The rise of gangs in Canada
Brandon Sun:
They're tough guys bent on making big bucks in the drug trade, ready to stick a gun to anyone's head for messing with their turf.
Cities like Vancouver and Toronto have been rocked by a wave of gang violence in recent years, and although the dynamics between the cities are markedly different, there is one common denominator: young men with macho bravado eager to make big money in illegal drugs.
Montreal, Calgary, Edmonton and Winnipeg also have their share of gang trouble and are beefing up police resources to deal with so-called gangbangers.
But an American-style law-order approach may not always be the best way to go, says a Toronto criminologist who would rather see the root causes of the violence addressed.
Almost 100 men in rival Indo-Canadian gangs in Vancouver have been murdered since 1994, often execution-style, over drug deals gone bad.
"Most of them have been killed by guns and most have been killed in public," said Vancouver police Insp. Kash Heed of the death toll in and around the city.
The problem among Indo-Canadian gangsters is multi-layered, steeped in cultural issues and fuelled by British Columbia's lucrative marijuana trade that is increasingly seeing the drug being trucked across the U.S. border.
Toronto's gang violence, often involving gun-wielding young black men, has escalated to the point that a coalition of African-Canadians recently called on Prime Minister Paul Martin to declare the issue a national crisis.
Of the more than 70 murders in the Toronto area so far this year, a large portion of them have involved gang members - as many as 30 in the black community and many others among Asian, Latino and Tamil gangs, said Tony Warr, Toronto's deputy police chief.
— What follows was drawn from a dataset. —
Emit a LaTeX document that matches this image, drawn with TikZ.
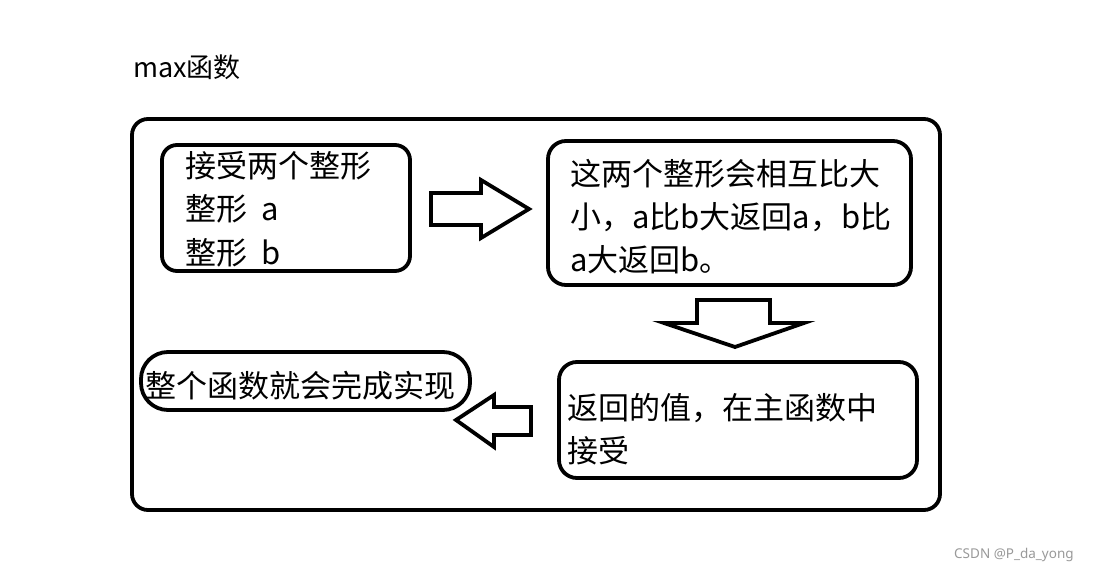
\documentclass[tikz,border=0pt]{standalone}
\usepackage{fontspec}
\newfontfamily\cjk{Noto Sans CJK SC}
\begin{document}
\begin{tikzpicture}[x=1pt,y=-1pt,
  box/.style={draw=black,line width=3.8pt,rounded corners=16pt,inner sep=0pt,fill=none},
  txt/.style={anchor=base west,inner sep=0pt,font=\cjk\fontsize{31}{31}\selectfont},
  blockarrow/.style={draw=black,line width=3.8pt,line join=miter,fill=white}]
\useasboundingbox (0,0) rectangle (1095,572);
\fill[white] (0,0) rectangle (1095,572);
% title
\node[anchor=base west,inner sep=0pt,font=\cjk\fontsize{27}{27}\selectfont] (title) at (133,78) {max函数};
% outer frame
\node[box,minimum width=808pt,minimum height=391pt] (outer) at (536,314.5) {};
% boxes
\node[box,rounded corners=15pt,minimum width=248pt,minimum height=126pt] (b1) at (286,208) {};
\node[box,rounded corners=18pt,minimum width=363pt,minimum height=144pt] (b2) at (729.5,213) {};
\node[box,rounded corners=27pt,minimum width=329pt,minimum height=58pt] (b3) at (305.5,381) {};
\node[box,rounded corners=18pt,minimum width=358pt,minimum height=116pt] (b4) at (738,420) {};
% texts
\node[txt] (t1a) at (185,178) {接受两个整形};
\node[txt] (t1b) at (185,221) {整形\ \ a};
\node[txt] (t1c) at (185,264) {整形\ \ b};
\node[txt] (t2a) at (570,186) {这两个整形会相互比大};
\node[txt] (t2b) at (570,229) {小，a比b大返回a，b比};
\node[txt] (t2c) at (570,272) {a大返回b。};
\node[txt] (t3a) at (145,397) {整个函数就会完成实现};
\node[txt] (t4a) at (567,419) {返回的值，在主函数中};
\node[txt] (t4b) at (567,462) {接受};
% block arrows
\draw[blockarrow] (431,193) -- (481,193) -- (481,180) -- (529,209) -- (481,238) -- (481,225) -- (431,225) -- cycle;
\draw[blockarrow] (697,300) -- (770,300) -- (770,323) -- (804,323) -- (735,347) -- (664,323) -- (697,323) -- cycle;
\draw[blockarrow] (531,407) -- (494,407) -- (494,395) -- (456,420) -- (494,447) -- (494,435) -- (531,435) -- cycle;
% watermark
\node[anchor=base west,inner sep=0pt,text=black!40,font=\fontspec{Noto Sans}\fontsize{13.5}{13.5}\selectfont] (wm) at (954,558) {CSDN @P\_da\_yong};
\end{tikzpicture}
\end{document}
The brazen nature of the violence was highlighted recently when an 18-year-old black man was shot at church while attending the funeral of a teen killed by apparently gang-related gunfire.
Scot Wortley, a criminologist at the University of Toronto, said Toronto's black gangs have consolidated within the last few years into two major camps: the Bloods and the Crips, although they may not be derivatives of the founding American gangs.
"It's a very unique situation in Toronto with respect to black gangs because there is the American influence of the Bloods and the Crips but they've also kind of merged with the traditional Jamaican posses," Wortley said.